Mitos & Realita: Pelet Rambut dalam Budaya Nusantara

Di tengah modernisasi dan kemajuan teknologi, kepercayaan akan hal-hal mistis dan supranatural masih mengakar kuat dalam sebagian masyarakat Indonesia. Salah satu fenomena yang kerap menjadi perbincangan, baik dalam kisah-kisah lisan maupun tayangan populer, adalah "ilmu pelet". Pelet, dalam konteks budaya Nusantara, merujuk pada praktik magis yang bertujuan untuk memengaruhi pikiran dan perasaan seseorang agar timbul rasa cinta, kasih sayang, atau bahkan obsesi terhadap pengirimnya. Dari sekian banyak media yang dipercaya dapat digunakan untuk melancarkan praktik pelet, rambut seringkali disebut-sebut sebagai salah satu yang paling ampuh dan misterius.

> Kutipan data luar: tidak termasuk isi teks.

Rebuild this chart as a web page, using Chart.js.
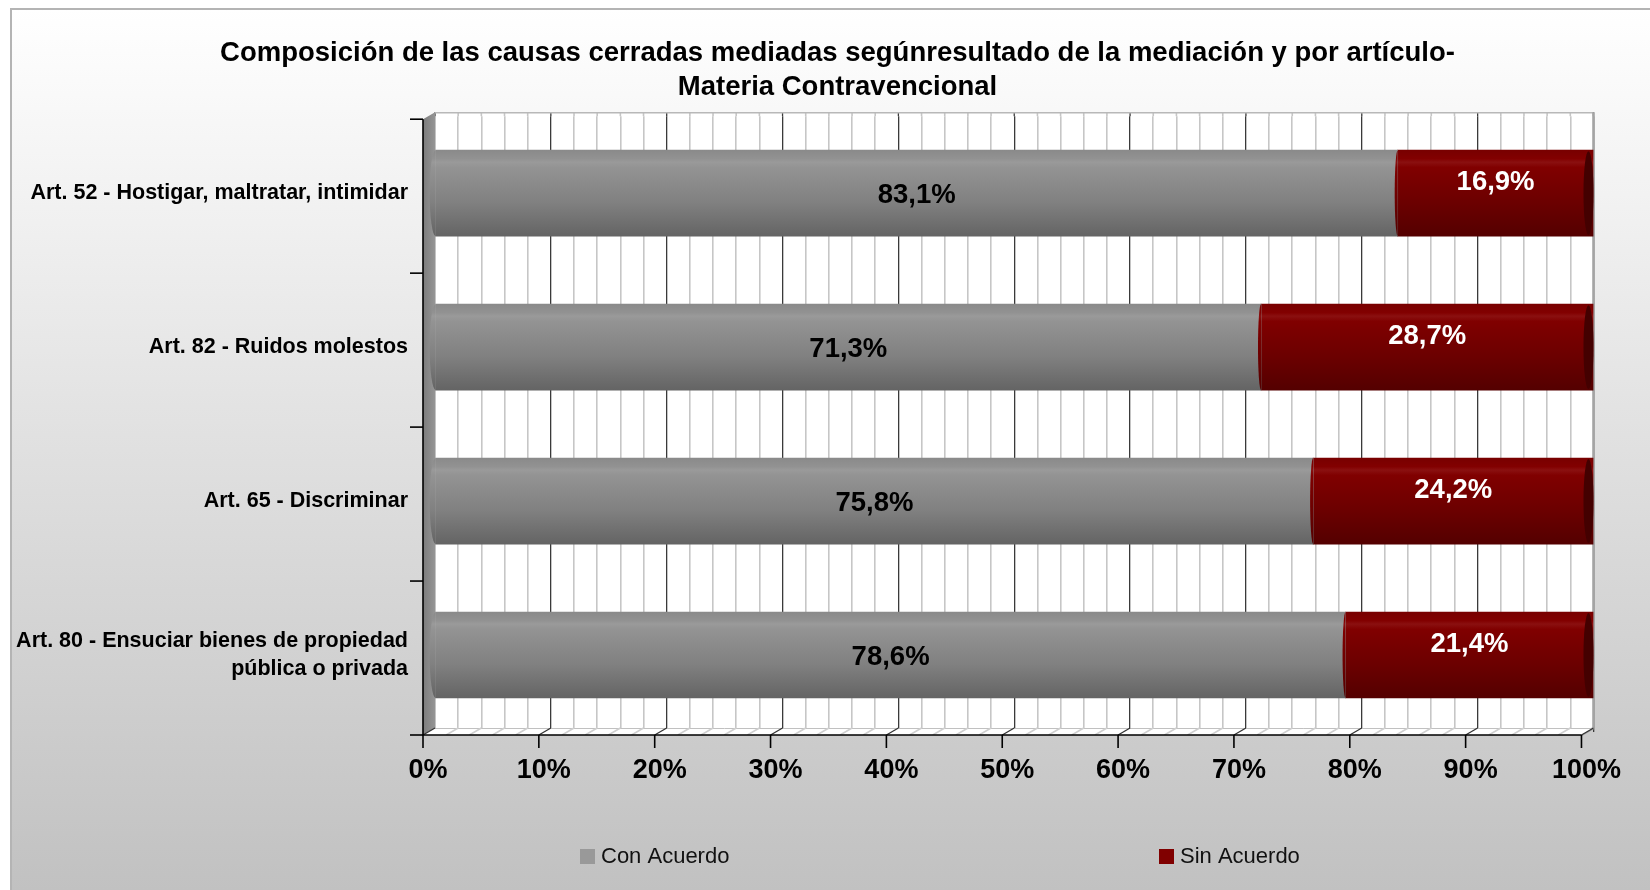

Artikel ini akan mengupas tuntas tentang kepercayaan seputar cara pelet lewat rambut, menelusuri akar sejarah, memahami mengapa rambut menjadi media yang signifikan, dan menyelami berbagai perspektif mulai dari kacamata budaya, agama, hingga psikologi dan ilmiah. Penting untuk digarisbawahi bahwa tulisan ini bertujuan untuk memberikan informasi dan pemahaman mengenai fenomena ini sebagai bagian dari khazanah budaya dan kepercayaan masyarakat, bukan sebagai panduan atau anjuran untuk melakukan praktik tersebut. Justru, kita akan menyoroti bahaya dan konsekuensi negatif yang bisa timbul dari keterlibatan dalam dunia pelet.

Rambut & Energi

Simbolisasi hubungan antara rambut sebagai media dan energi spiritual dalam kepercayaan pelet.

Memahami Ilmu Pelet: Lebih dari Sekadar Mantra

Sebelum kita menggali lebih jauh tentang cara pelet lewat rambut, penting untuk memahami apa itu pelet secara umum. Istilah "pelet" berasal dari bahasa Jawa yang secara harfiah dapat diartikan sebagai "daya pikat" atau "pengasihan". Namun, dalam praktiknya, pelet seringkali merujuk pada ilmu hitam atau sihir yang digunakan untuk memanipulasi kehendak orang lain.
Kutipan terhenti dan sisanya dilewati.